Each person is a rational being, an independent agent, an end in and of themselves. Ethics consists of making decisions which are good for those people, not for abstract concepts or groups – which is where Augustine went wrong, by putting “pastoral” concerns over letting individuals make their own decisions.

The temptation in dealing with the other – the jerk, the liar, the thief, the guy who leaves his shopping cart catty-cornered blocking off two parking spaces – is to demonize them, to see them as evil. But this is a kind of fundamental attribution error – blaming behavior on people’s nature, rather than circumstances.

Some people fail to put the shopping cart back because they’re oblivious; others don’t care; and yes, there are people who do it because they’re deliberately trying to be jerks. The action is the same – whether it’s an asshole trying to tick people off, or a harried mother whose baby’s diaper has exploded.

There is real evil in the world – but it rests in the actions, not the people. People, in and of themselves, are not evil. They may do evil – they may have committed sins – but in the end, they are people, individual human beings, worthy of respect – concrete units, not instances of abstract groups or concepts.

Remembering that people are people, worthy of respect as people, is paradoxically hardest when the person’s beliefs are different. You want to go after the jerk in the parking lot.
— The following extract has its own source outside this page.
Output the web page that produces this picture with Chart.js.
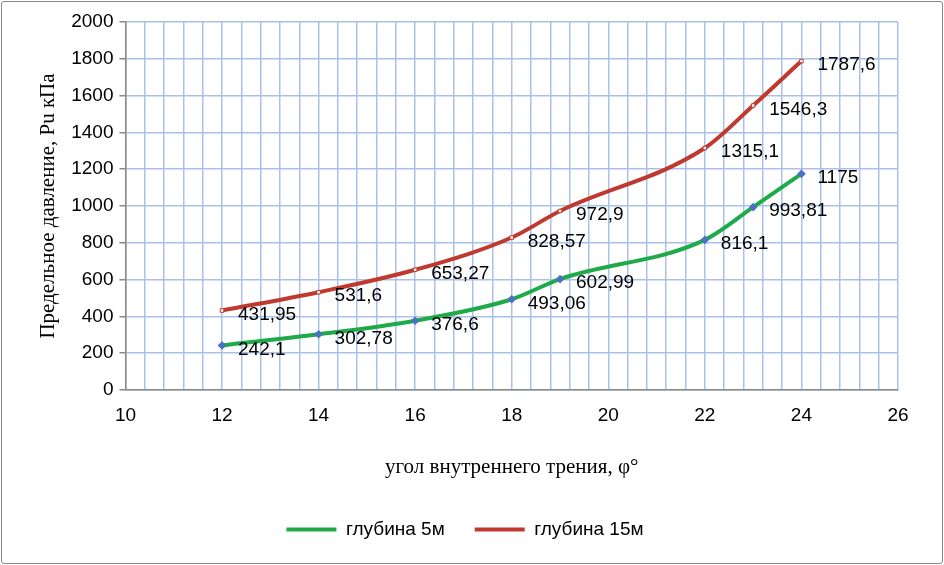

But you also get outraged at the political opponent, or the person whose philosophy or religion are different. They’re so wrong!

Yet they’re still people. And so, when the question arises, I ask myself: am I thinking of this person as a member of a class – as an asshole, or a political opponent, or a religious one – or as a concrete unit, as a rational being who has the same right to their own life that I do – and the same right to make choices?

Once I accept that person as a person, my values say I should love them as myself – and love, to me, is taking on other’s goals over your own. This isn’t quite the self-sacrificial cartoon version of altruism that Ayn Rand criticized, as I have many other values which I will not and should not compromise.

But Christian values come first. Ayn Rand helps me to remember that people are not abstract characters in my internal mental drama, but real, concrete, existing human beings – and once I remember that, Jesus Christ can help guide me to treat that person as my neighbor, and to love them as myself.

-the Centaur

Pictured: Ayn Rand. I had a trouble capturing her rotation, as this essay set her spinning in her grave.